Wie oben erläutert veröffentlichte allerdings das Statistische Bundesamt für die Zeit ab August 1995 - veröffentlicht im November 1995 - nunmehr auch einen Teilindex "Wohnungsmieten" für das Gebiet der gesamten Bundesrepublik Deutschland, einschließlich der alten und der neuen Bundesländer, und zwar bis Dezember 1998 neben den entsprechenden Indizes für die Teilgebiete "altes Bundesgebiet" und "neue Bundesländer einschließlich Berlin-Ost". Damit war jedoch für den Steuerpflichtigen aufgrund des Wortlauts der Verweisung des § 4 Abs. 2 Satz 3 ZwStS eine eindeutige Bestimmbarkeit des für die Berechnung seiner Steuerlast maßgeblichen Indexes nicht mehr gegeben. Aufgrund des Wortlauts war nämlich eine Zuordnung zum Teilindex bezogen auf das alte Bundesgebiet, wie er bisher praktiziert worden war, ebenso begründbar, wie die Bezugnahme auf den nunmehr monatlich veröffentlichten Index für das Gebiet der gesamten (vereinigten) Bundesrepublik Deutschland. Damit ist die Steuersatzung der Beklagten ab dem Steuerjahr 1996 wegen Verstoßes gegen den Bestimmtheitsgrundsatz unwirksam geworden (vgl. bereits die Hinweise zu dieser Problematik in OVG Nordrhein-Westfalen, Urteil vom 15. März 1999 - 22 A 391/98 -, NVwZ 2000, 223 = ZKF 1999, 181). Es können insofern auch nicht die Auffangmaßstäbe des § 4 Abs. 2 bis 6 ZwStS zugrundegelegt werden. Sie bieten neben dem Hauptmaßstab des § 4 Abs. 2 ZwStS - Jahresrohmiete - keine praktizierbare Lösung zur Gesamtbesteuerung aller Zweitwohnungen. Zum einen setzt auch der Ersatzmaßstab des § 4 Abs. 4 ZwStS u. a. die Hochrechnung nach dem in § 4 Abs. 2 ZwStS genannten Index voraus. Zum anderen gehen alle diese Ersatzmaßstäbe davon aus, dass eine Jahresrohmiete - die eigentliche Besteuerungsgrundlage - vom Finanzamt nicht festgesetzt wurde, was aber bei den Wohnungen, die von § 4 Abs. 2 ZwStS erfasst werden, gerade gegeben ist (vgl, ebenso: OVG Nordrhein-Westfalen, Urteil vom 15. März 1999, a.a.O.).

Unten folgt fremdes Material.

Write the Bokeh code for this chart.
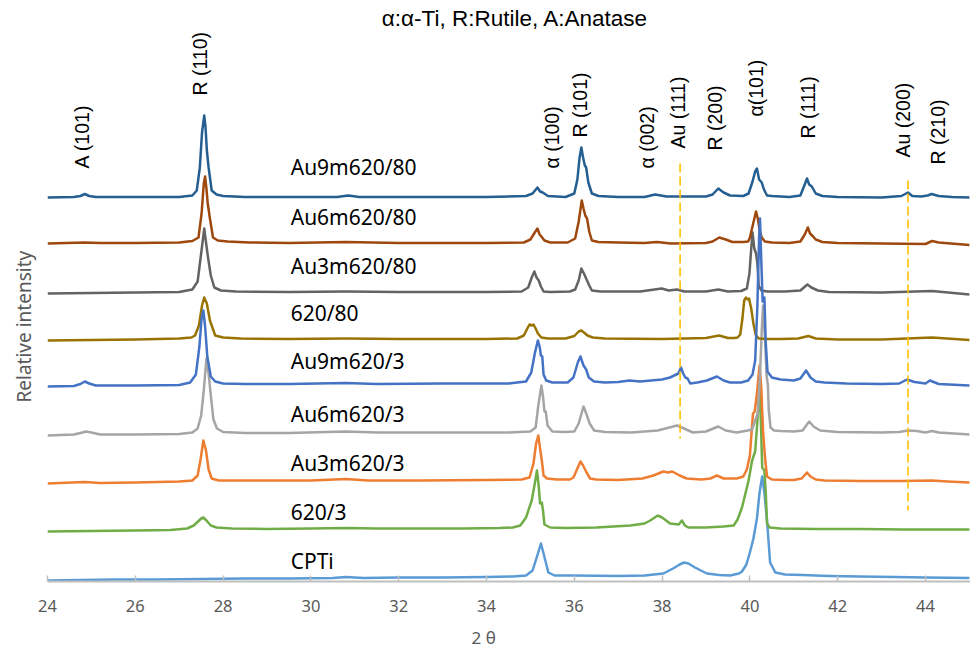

Somit verfügt nur der Bescheid der Beklagten vom 20. Oktober 1995 für das Jahr 1995 noch über eine wirksame satzungsrechtliche Ermächtigungsgrundlage. Die Bescheide vom 15. Januar 1996 für das Steuerjahr 1996 und vom 9. Januar 1997 für das Steuerjahr 1997 sind dagegen wegen Fehlens einer wirksamen Grundlage rechtswidrig. Aus diesem Grund ist der Berufung der Beklagten nur hinsichtlich des Bescheides vom 20. Oktober 1995 stattzugeben. Im Übrigen ist sie zurückzuweisen.

Die Kostenentscheidung beruht auf § 155 Abs. 2 VwGO und bemisst sich nach den Anteilen der Beteiligten, in denen sie obsiegt haben oder unterlegen sind.

Die Entscheidung über die vorläufige Vollstreckbarkeit folgt aus § 167 VwGO in Verbindung mit §§ 708 Nr. 10, 711 Zivilprozessordnung - ZPO -.

Die Voraussetzungen für die Zulassung der Revision sind nicht gegeben (§ 132 Abs. 2 VwGO).